#### DATA FOR THIS TASK ####

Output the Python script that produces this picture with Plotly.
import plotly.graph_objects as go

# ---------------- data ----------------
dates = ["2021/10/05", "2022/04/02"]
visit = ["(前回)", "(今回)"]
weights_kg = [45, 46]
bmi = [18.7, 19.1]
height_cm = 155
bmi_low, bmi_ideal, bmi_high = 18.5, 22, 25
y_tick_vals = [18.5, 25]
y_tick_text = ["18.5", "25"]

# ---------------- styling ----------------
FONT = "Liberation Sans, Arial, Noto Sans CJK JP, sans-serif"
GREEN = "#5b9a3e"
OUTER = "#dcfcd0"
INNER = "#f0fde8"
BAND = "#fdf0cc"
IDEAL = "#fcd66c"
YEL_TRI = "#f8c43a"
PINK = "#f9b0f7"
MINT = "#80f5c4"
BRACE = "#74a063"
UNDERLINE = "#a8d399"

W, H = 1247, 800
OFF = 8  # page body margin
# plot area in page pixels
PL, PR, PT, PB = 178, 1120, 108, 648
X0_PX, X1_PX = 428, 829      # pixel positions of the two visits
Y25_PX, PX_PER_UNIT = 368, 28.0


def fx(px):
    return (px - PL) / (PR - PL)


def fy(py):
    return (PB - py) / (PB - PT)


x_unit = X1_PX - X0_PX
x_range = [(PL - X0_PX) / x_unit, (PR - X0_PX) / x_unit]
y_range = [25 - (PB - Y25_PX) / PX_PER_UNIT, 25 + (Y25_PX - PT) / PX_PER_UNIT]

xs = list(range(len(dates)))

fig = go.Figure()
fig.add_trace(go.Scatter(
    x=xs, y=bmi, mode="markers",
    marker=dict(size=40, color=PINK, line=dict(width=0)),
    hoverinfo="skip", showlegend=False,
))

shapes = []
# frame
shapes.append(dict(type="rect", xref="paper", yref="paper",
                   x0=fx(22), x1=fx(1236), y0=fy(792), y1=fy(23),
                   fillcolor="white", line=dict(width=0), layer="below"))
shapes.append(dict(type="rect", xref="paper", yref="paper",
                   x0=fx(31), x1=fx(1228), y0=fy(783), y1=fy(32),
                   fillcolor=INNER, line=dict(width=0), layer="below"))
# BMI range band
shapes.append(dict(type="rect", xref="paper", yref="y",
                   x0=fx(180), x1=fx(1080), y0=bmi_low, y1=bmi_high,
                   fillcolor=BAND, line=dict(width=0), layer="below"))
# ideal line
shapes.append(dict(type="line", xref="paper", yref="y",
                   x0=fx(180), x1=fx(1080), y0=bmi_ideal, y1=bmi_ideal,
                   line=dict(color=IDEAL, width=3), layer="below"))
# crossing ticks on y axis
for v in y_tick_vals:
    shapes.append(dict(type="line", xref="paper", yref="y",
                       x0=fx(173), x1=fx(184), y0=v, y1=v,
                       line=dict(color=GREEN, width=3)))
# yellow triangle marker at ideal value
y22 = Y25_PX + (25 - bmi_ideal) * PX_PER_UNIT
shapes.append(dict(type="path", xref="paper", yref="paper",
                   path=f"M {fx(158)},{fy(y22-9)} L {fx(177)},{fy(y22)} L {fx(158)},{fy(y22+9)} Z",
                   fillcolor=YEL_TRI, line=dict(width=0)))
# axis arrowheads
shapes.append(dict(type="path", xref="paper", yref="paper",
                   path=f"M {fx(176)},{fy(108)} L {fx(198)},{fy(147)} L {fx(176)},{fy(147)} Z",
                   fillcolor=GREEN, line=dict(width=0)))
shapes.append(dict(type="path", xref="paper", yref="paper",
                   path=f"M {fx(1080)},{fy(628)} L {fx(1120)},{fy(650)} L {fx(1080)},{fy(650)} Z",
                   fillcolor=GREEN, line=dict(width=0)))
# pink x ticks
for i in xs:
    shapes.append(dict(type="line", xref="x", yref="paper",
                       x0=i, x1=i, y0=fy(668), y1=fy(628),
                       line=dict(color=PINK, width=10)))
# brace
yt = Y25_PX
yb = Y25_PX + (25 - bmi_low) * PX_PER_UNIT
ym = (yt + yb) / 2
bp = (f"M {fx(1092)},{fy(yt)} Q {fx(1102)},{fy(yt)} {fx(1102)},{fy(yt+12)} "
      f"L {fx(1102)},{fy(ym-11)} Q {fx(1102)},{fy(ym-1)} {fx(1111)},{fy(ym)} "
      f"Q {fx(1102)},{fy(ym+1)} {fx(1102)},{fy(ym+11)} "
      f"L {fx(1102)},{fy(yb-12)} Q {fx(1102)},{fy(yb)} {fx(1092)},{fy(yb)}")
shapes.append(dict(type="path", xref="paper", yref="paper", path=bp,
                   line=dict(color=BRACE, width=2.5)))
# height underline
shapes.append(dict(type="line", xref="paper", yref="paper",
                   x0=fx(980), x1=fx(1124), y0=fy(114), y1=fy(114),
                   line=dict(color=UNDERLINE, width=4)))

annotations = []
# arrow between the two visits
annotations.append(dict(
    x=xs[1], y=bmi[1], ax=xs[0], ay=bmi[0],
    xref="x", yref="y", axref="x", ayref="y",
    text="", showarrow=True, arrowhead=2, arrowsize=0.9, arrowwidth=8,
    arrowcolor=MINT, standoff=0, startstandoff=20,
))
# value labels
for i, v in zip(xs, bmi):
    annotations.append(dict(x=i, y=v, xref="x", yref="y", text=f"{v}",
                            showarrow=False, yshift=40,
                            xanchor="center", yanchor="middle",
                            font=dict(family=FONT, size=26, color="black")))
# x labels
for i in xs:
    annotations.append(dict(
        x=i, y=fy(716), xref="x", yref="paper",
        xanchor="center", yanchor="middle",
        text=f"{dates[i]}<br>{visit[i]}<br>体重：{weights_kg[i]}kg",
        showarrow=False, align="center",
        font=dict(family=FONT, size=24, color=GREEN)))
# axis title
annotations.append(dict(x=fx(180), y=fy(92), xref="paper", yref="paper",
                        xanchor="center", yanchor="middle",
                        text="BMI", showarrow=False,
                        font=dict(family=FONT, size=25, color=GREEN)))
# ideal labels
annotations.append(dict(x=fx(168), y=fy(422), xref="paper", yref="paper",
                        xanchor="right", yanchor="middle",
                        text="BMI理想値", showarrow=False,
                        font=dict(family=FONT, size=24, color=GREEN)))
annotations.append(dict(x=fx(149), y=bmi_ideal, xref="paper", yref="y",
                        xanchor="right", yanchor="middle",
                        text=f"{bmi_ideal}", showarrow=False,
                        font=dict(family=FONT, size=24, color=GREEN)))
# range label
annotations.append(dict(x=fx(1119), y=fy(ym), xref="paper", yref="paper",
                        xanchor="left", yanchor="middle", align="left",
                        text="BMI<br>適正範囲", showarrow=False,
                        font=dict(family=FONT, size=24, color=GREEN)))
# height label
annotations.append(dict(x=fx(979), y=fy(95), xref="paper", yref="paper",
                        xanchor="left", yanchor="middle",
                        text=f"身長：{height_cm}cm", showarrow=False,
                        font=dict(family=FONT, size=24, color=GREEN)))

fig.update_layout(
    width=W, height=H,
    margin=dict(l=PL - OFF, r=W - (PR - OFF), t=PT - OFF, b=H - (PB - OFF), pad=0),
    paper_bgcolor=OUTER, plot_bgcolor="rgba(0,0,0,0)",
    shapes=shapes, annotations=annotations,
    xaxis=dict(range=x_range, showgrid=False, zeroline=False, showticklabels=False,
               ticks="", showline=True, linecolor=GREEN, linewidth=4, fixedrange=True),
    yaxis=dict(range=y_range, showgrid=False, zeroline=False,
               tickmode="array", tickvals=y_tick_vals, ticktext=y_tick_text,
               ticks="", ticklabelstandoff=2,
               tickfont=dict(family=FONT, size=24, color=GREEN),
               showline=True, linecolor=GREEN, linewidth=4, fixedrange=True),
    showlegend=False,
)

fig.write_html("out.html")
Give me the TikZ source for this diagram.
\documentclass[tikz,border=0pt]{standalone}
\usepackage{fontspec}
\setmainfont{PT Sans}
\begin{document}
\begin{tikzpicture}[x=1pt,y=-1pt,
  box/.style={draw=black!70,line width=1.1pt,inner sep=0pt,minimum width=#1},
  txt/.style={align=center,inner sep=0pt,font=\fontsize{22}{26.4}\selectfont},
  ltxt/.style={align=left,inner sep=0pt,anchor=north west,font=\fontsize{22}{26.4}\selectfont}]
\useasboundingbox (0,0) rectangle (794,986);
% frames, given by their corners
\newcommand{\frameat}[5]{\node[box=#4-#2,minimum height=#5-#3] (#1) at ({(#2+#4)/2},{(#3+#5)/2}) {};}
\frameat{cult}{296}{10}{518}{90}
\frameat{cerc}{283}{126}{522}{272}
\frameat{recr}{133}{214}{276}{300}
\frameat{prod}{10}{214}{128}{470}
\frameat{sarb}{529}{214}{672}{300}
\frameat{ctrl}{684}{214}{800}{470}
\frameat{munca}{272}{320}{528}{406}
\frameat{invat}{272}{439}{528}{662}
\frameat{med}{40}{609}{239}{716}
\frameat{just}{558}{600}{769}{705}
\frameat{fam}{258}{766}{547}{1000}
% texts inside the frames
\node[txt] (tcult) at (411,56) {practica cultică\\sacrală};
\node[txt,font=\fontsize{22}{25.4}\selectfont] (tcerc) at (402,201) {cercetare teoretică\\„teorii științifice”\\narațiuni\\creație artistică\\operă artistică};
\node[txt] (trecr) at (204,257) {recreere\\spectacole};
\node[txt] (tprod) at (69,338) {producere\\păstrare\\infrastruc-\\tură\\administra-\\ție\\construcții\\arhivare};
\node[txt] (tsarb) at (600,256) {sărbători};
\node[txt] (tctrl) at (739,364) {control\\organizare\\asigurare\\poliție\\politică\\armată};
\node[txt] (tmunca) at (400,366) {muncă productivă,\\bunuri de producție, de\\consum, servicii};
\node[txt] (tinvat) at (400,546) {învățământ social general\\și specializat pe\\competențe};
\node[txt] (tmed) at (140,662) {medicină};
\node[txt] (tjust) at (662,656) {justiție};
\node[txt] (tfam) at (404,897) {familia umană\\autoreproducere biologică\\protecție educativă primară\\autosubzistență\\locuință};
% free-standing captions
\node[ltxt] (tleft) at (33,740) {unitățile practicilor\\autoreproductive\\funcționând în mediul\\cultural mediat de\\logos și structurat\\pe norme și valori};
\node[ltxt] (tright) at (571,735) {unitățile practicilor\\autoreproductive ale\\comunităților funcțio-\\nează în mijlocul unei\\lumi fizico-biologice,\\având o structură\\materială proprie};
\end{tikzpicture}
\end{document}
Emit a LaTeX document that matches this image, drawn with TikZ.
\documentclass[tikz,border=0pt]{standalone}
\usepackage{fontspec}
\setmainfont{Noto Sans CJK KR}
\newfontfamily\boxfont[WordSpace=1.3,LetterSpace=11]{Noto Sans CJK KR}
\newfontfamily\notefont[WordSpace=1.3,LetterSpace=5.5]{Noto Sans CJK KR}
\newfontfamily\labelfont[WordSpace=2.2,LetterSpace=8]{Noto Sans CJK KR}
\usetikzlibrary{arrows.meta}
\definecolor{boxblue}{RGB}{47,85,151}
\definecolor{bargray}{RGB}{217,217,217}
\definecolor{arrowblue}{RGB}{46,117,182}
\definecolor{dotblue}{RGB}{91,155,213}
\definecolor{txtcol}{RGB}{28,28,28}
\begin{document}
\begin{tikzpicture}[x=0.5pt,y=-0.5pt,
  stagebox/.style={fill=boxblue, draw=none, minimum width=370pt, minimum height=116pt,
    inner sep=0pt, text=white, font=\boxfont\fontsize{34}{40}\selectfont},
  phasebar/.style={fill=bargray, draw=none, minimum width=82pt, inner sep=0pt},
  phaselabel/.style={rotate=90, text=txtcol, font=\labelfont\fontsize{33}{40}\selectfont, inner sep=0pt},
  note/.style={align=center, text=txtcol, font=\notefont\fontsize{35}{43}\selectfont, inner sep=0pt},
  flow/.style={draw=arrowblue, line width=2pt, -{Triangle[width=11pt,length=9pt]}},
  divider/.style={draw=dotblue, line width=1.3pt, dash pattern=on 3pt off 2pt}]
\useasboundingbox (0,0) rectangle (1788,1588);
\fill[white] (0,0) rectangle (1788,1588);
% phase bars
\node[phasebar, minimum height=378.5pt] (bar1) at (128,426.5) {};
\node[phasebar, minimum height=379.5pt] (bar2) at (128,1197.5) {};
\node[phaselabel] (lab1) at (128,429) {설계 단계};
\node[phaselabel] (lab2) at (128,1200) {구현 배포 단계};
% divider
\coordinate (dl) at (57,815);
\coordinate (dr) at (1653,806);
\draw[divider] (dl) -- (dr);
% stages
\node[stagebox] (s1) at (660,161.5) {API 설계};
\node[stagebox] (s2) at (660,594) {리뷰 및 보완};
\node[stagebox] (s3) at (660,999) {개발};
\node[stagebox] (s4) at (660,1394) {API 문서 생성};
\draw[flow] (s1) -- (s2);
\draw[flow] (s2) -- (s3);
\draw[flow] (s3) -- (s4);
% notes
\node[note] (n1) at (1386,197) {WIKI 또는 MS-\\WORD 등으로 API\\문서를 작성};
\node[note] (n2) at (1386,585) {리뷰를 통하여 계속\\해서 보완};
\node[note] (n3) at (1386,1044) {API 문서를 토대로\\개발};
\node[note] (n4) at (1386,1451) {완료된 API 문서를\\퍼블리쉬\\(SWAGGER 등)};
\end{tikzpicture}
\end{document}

####

SHORT EXERCISE
Write out, unaltered, the lines from the opening of the listing through the line that includes "return (PB - py) / (PB - PT)".

ANSWER TO THIS TASK
Output the Python script that produces this picture with Plotly.
import plotly.graph_objects as go

# ---------------- data ----------------
dates = ["2021/10/05", "2022/04/02"]
visit = ["(前回)", "(今回)"]
weights_kg = [45, 46]
bmi = [18.7, 19.1]
height_cm = 155
bmi_low, bmi_ideal, bmi_high = 18.5, 22, 25
y_tick_vals = [18.5, 25]
y_tick_text = ["18.5", "25"]

# ---------------- styling ----------------
FONT = "Liberation Sans, Arial, Noto Sans CJK JP, sans-serif"
GREEN = "#5b9a3e"
OUTER = "#dcfcd0"
INNER = "#f0fde8"
BAND = "#fdf0cc"
IDEAL = "#fcd66c"
YEL_TRI = "#f8c43a"
PINK = "#f9b0f7"
MINT = "#80f5c4"
BRACE = "#74a063"
UNDERLINE = "#a8d399"

W, H = 1247, 800
OFF = 8  # page body margin
# plot area in page pixels
PL, PR, PT, PB = 178, 1120, 108, 648
X0_PX, X1_PX = 428, 829      # pixel positions of the two visits
Y25_PX, PX_PER_UNIT = 368, 28.0


def fx(px):
    return (px - PL) / (PR - PL)


def fy(py):
    return (PB - py) / (PB - PT)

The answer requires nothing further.